Letters from the Depths of Solitude (The Thirty-Ninth)
The day is a waiting when writing strikes, which it invariably does.
Mozart cafe is a place loved by Austinites. It generally sells bitter coffee, I find, and has a terrible bakery–it’s a cafe’s know-how–cakes are always either raw, or too sweetened, of oily shine, and unnatural colors, and not tasty at all. If I am hungry walking into Mozart cafe, I can be sure I am walking out hungry too. Literally nothing to eat here.
It is a hot day, and you are cooked alive, blood boiling in waves of heat, but Mozart has outside decks with chairs and tables, decks ascending to the Colorado River, which fresh breath provides some relief. Despite the heat, it seems a waste to seat inside.
The Colorado River is blocked by a small dam, and in a water reservoir observable from my point of view, there is a mooring of boats. Their blue, red, and yellow sides, too bright to look at without squinting, display proud names: “MasterCraft,” “Mobius,” “Extreme,” or, more modestly, letters and numbers. X-184520.
Several magnificent pecans grow on the territory of the cafe, and provide a much-needed, albeit plume, rarified shade.
The style of the place is both provincial and urbane. That is something, one could claim, characteristic of Austin; it’s both refined and rough. There is a whole degree it should be and, indubitably, will be polished.
Visitors here are mostly white Americans, unsurprisingly, but there is a visible component of those who are likely to be immigrants of the first generation; women wholly clad, in this kind of heat, in scarves on heads and long black dresses. Secularization is kind of inevitable down the road if you live long enough in a post-Protestant country.
Dogs are allowed on decks, so there is always plenty of dogs; their long tongues out, breathing heavily, saliva drops on wooden planks.
I thought briefly about writing on Skype conversations and phone conversations. How you summon a spirit by way of commanding the voice to emerge out of nonexistence, and, if the Internet connection is decent, then maybe even the moving picture of a distant interlocutor. It’s a table-turning of sorts, a ritual in which not unoften a clairvoyant played a role of a medium. Some of these mediums were known to be skillful ventriloquists; others, easily hypnotized somnambulists; third, hystericized bodies, ofttimes female. Who were they indeed? Prophets or frauds, sibyls or deceivers, seers or wanderers in the fog of delusions themselves? All of it? Either way, they were mediators of the mundane and the material, and the world of thin elements, the kingdom of ethereal entities. They had access to the realm of the dead, and did not find themselves amongst the living.
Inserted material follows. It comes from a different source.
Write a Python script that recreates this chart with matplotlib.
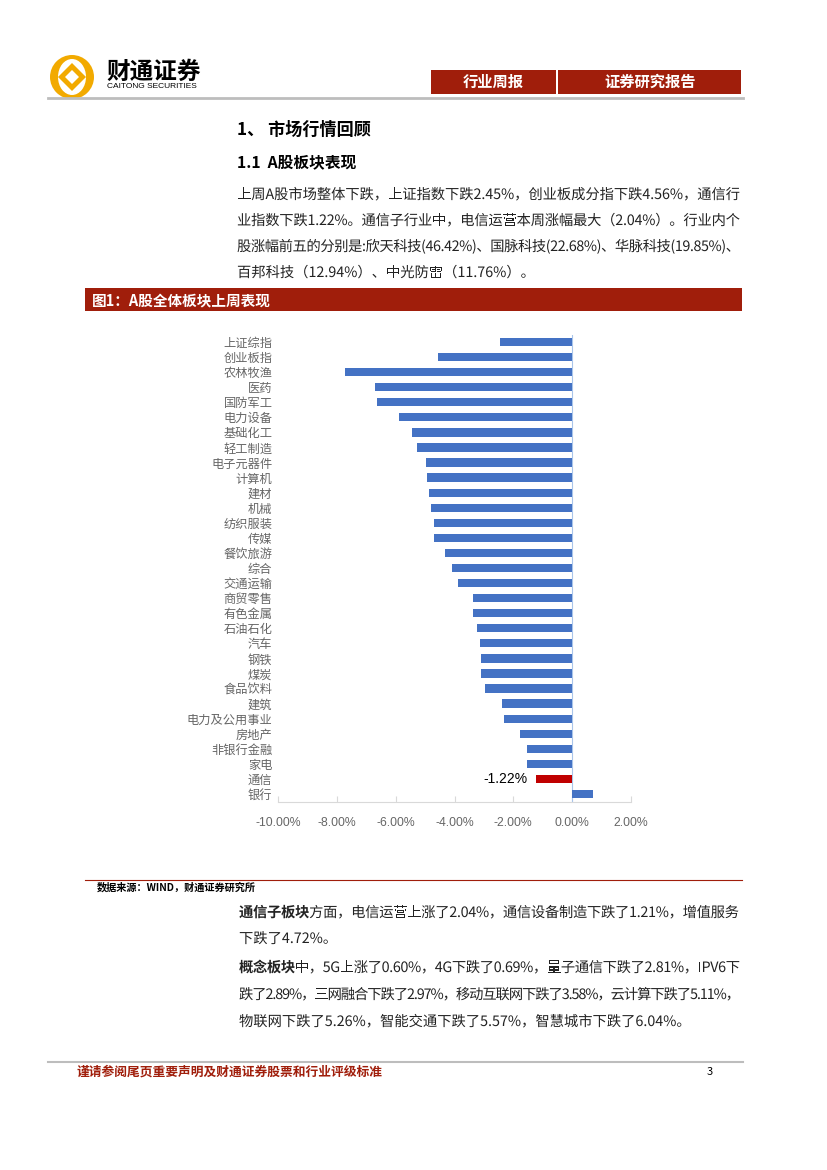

Now, as you noted, medium is but a technological means of communication. The communication is happening between spaces, not between worlds. Or, between worlds inasmuch as it is between separate spaces. The world is material and thus does not exist (in some sense) outside of our immediate horizon of perception–and if it does, what do we know of it? What do we know of the space which we do not suffer, so to speak, and to which our senses are not exposed? We assume we do know, we want the world to coincide with our perceptions, and our experience largely supports our suppositions: the world kind of exist even when we do not perceive it.
I was always fascinated with solipsists, of which Fichte was the most consequential. He adjusted his philosophical system dramatically during his life time, which makes an early Fichte quite unlike an older Fichte. What I liked in particular is that it was I (Ich), which summoned an object out of its nonexistence, using something of a kernel of the object, the kernel around which I structures its perception. I did not really fathom is the kernels of objects at least exist objectively, and what it means to be objective in Fichte’s world, but there is something strangely precise here, in the object which, to be perceived, drops its kernel in Ich’s consciousness.